Researchers have recently found scientific evidence for what our mothers and grandmothers have been telling us for years: that the most important thing we can do when we get sick is to get as much sleep as possible, as it is absolutely crucial to a speedy and thorough recovery.

While scientists have been aware for years that inadequate sleep can lead to illness, a study¬†performed at the Perelman School of Medicine at the University of Pennsylvania linked getting enough ‘recovery sleep’ after an infection to improved immune system function, hastened recovery and improved survival rate.

This study was performed on fruit flies, due to the fact that they have relatively simple systems that are easily observable. Research associate, Julie A. Williams, PhD, explains, “investigators have been working on questions about sleep and immunity for more than 40 years, but by narrowing down the questions in the fly we’re now in a good position to identify potentially novel genes and mechanisms that may be involved in this process that are difficult to see in higher animals.”

One of the experiments involved sleep-depriving a group of fruit flies before they were infected with one of two types of common bacteria (Pseudomonas aeruginosa or Serratia marcescens). A control group was allowed to sleep as normal before infection. Somewhat surprisingly, the flies that were sleep deprived before being infected actually had a higher survival rate because they slept for longer than the control group flies post-infection.

In yet another experiment, where flies were induced to sleep for longer periods of time before an infection, these flies survived much better than control groups, and rid their bodies of the bacteria more efficiently. Williams summarizes, “increased sleep somehow helps to facilitate the immune response by increasing resistance to infection and survival after infection.”

Past research has connected lack of sleep and system-wide inflammation, as well as chronic conditions like heart disease and type 2 diabetes. A 2013 study, performed at the University of Helsinki in Finland, sought to take a closer look at the genes involved in the connection of these processes.

To do this, researchers took blood samples of a group of healthy young men before and after restricting them to four hours of sleep a night for a span of five days. They then analyzed the genes expressed in the white blood cells of the samples utilizing microarrays. The results from these samples were compared with a control group from healthy young men who had slept for eight hours a night for five nights.

Researcher Vilma Aho summarizes, “the expression of many genes and gene pathways related to the functions of the immune system was increased during the sleep deprivation. There was an increase in activity of B cells which are responsible for producing antigens that contribute to the body’s defensive reactions, but also to allergic reactions and asthma. This may explain the previous observations of increased asthmatic symptoms in a state of sleep deprivation.”
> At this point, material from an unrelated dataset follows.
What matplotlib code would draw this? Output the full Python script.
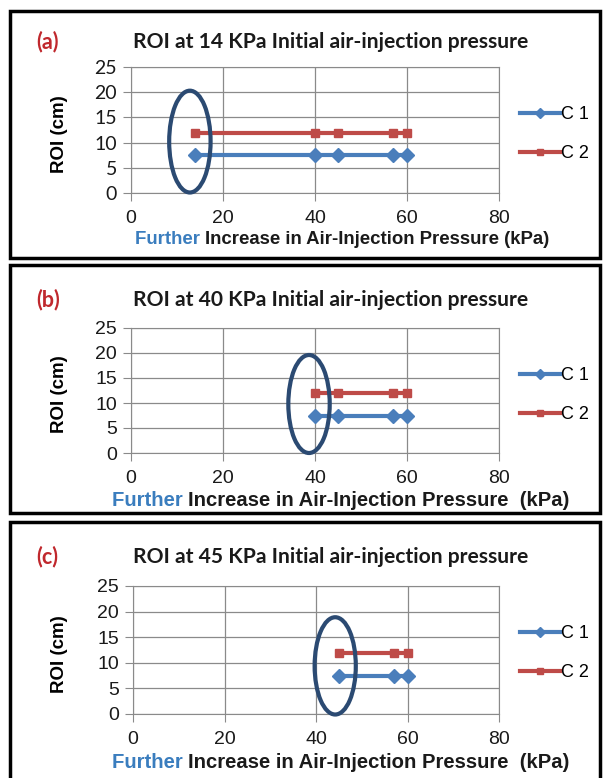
import matplotlib
matplotlib.use("Agg")
import matplotlib.pyplot as plt
from matplotlib.patches import Ellipse, Rectangle

plt.rcParams['font.family'] = ['Liberation Sans', 'DejaVu Sans']

# data
panel_tags = ['(a)', '(b)', '(c)']
initial_kpa = [14, 40, 45]
x_a = [14, 40, 45, 57, 60]
x_b = [40, 45, 57, 60]
x_c = [45, 57, 60]
c1_level = 7.5
c2_level = 12
xticks = [0, 20, 40, 60, 80]
yticks = [0, 5, 10, 15, 20, 25]
# ellipse (center x, center y, width, height) in data units
ellipses = [(12.8, 10.2, 9, 20.2), (38.7, 9.8, 9, 19.6), (44.2, 9.4, 9, 19.0)]

blue = '#4A7EBB'
red = '#BE4B48'
ring = '#2B4A72'
W, H = 605, 778

fig = plt.figure(figsize=(W / 100, H / 100), dpi=100)


def fx(px):
    return px / W


def fy(py):
    return 1 - py / H


def fit(texts, target):
    # scale font size so a run of texts spans target pixels
    fig.canvas.draw()
    r = fig.canvas.get_renderer()
    w = sum(t.get_window_extent(r).width for t in texts)
    for t in texts:
        t.set_fontsize(t.get_fontsize() * target / w)


# pixel layout: (box_top, box_bottom, ax_left, ax_top, ax_bottom, title_y, xlabel_y, xlabel_x, xlabel_w)
layout = [(11, 258, 131, 67, 193, 42, 240, 135, 417),
          (265, 513, 131, 328, 453, 300, 500, 112, 458),
          (522, 781, 133, 586, 714, 557, 762, 112, 458)]
xlabel_kpa = ['Pressure (kPa)', 'Pressure  (kPa)', 'Pressure  (kPa)']

for i, xs in enumerate([x_a, x_b, x_c]):
    bt, bb, al, at, ab, tyy, xly, xlx, xlw = layout[i]
    fig.patches.append(Rectangle((fx(10), fy(bb)), fx(600) - fx(10), fy(bt) - fy(bb),
                                 transform=fig.transFigure, fill=False, lw=2.5,
                                 edgecolor='black', zorder=0))
    ax = fig.add_axes([fx(al), fy(ab), fx(499) - fx(al), fy(at) - fy(ab)])
    ax.plot(xs, [c1_level] * len(xs), color=blue, lw=3, marker='D', ms=7.5,
            label='C 1', zorder=3)
    ax.plot(xs, [c2_level] * len(xs), color=red, lw=3, marker='s', ms=6,
            label='C 2', zorder=3)
    cx, cy, ew, eh = ellipses[i]
    ax.add_patch(Ellipse((cx, cy), ew, eh, fill=False, lw=3, edgecolor=ring, zorder=4,
                         clip_on=False))
    ax.set_xlim(0, 80)
    ax.set_ylim(0, 25)
    ax.set_xticks(xticks)
    ax.set_yticks(yticks)
    ax.grid(True, color='#8a8a8a', lw=0.9)
    ax.set_axisbelow(True)
    for s in ax.spines.values():
        s.set_color('#8a8a8a')
    ax.tick_params(axis='both', colors='#8a8a8a', labelcolor='#1a1a1a', length=6,
                   direction='out', labelsize=14)
    ax.tick_params(axis='x', pad=6, labelfontfamily='Liberation Sans')
    ax.tick_params(axis='y', pad=4, labelfontfamily='Lato' if i == 0 else 'Liberation Sans')
    fig.text(fx(59), fy((at + ab) / 2 + 4), 'ROI (cm)', rotation=90, ha='center',
             va='center', fontsize=13.5, fontweight='bold')
    leg = ax.legend(loc='center left', bbox_to_anchor=(fx(513), fy(at + 67)),
                    bbox_transform=fig.transFigure, frameon=False, fontsize=13,
                    handlelength=2.2, labelspacing=1.2, handletextpad=0.05,
                    borderaxespad=0)
    for h in leg.legend_handles:
        h.set_markersize(5)
    tt = fig.text(fx(133), fy(tyy), 'ROI at %d KPa Initial air-injection pressure' % initial_kpa[i],
                  ha='left', va='center', fontsize=13, fontweight='bold', color='#1a1a1a',
                  family='Lato')
    fit([tt], 394)
    fig.text(fx(36), fy(tyy), panel_tags[i], ha='left', va='center', fontsize=15.5,
             fontweight='bold', color='#C0282D', family='Lato')
    t1 = fig.text(fx(xlx), fy(xly), 'Further ', ha='left', va='center',
                  fontsize=13, fontweight='bold', color='#3A7DBE')
    t2 = fig.text(0, fy(xly), 'Increase in Air-Injection ' + xlabel_kpa[i], ha='left',
                  va='center', fontsize=13, fontweight='bold', color='#1a1a1a')
    fit([t1, t2], xlw)
    fig.canvas.draw()
    b1 = t1.get_window_extent()
    t2.set_x(b1.x1 / fig.bbox.width)

fig.savefig('out.png', dpi=100)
sleepy These studies underscore the fact that to stay as healthy as possible, and to fight off any illness that may come your way, a good night’s sleep is absolutely essential. Eating a nutritious diet, exercising every day, and avoiding caffeine in the afternoon is all most people need to enjoy restful sleep. If you are having trouble, give nighttime meditation a try. The essential oils of lavender, ylang ylang and cedarwood can boost a pre-sleep meditation session greatly.

If you’re still finding yourself tossing and turning, try supplementing your diet with a high-quality, pure kava kava root extract. To determine the right amount for your individual needs, talk to a natural health professional. This herb can have you deep in dreamland in no time.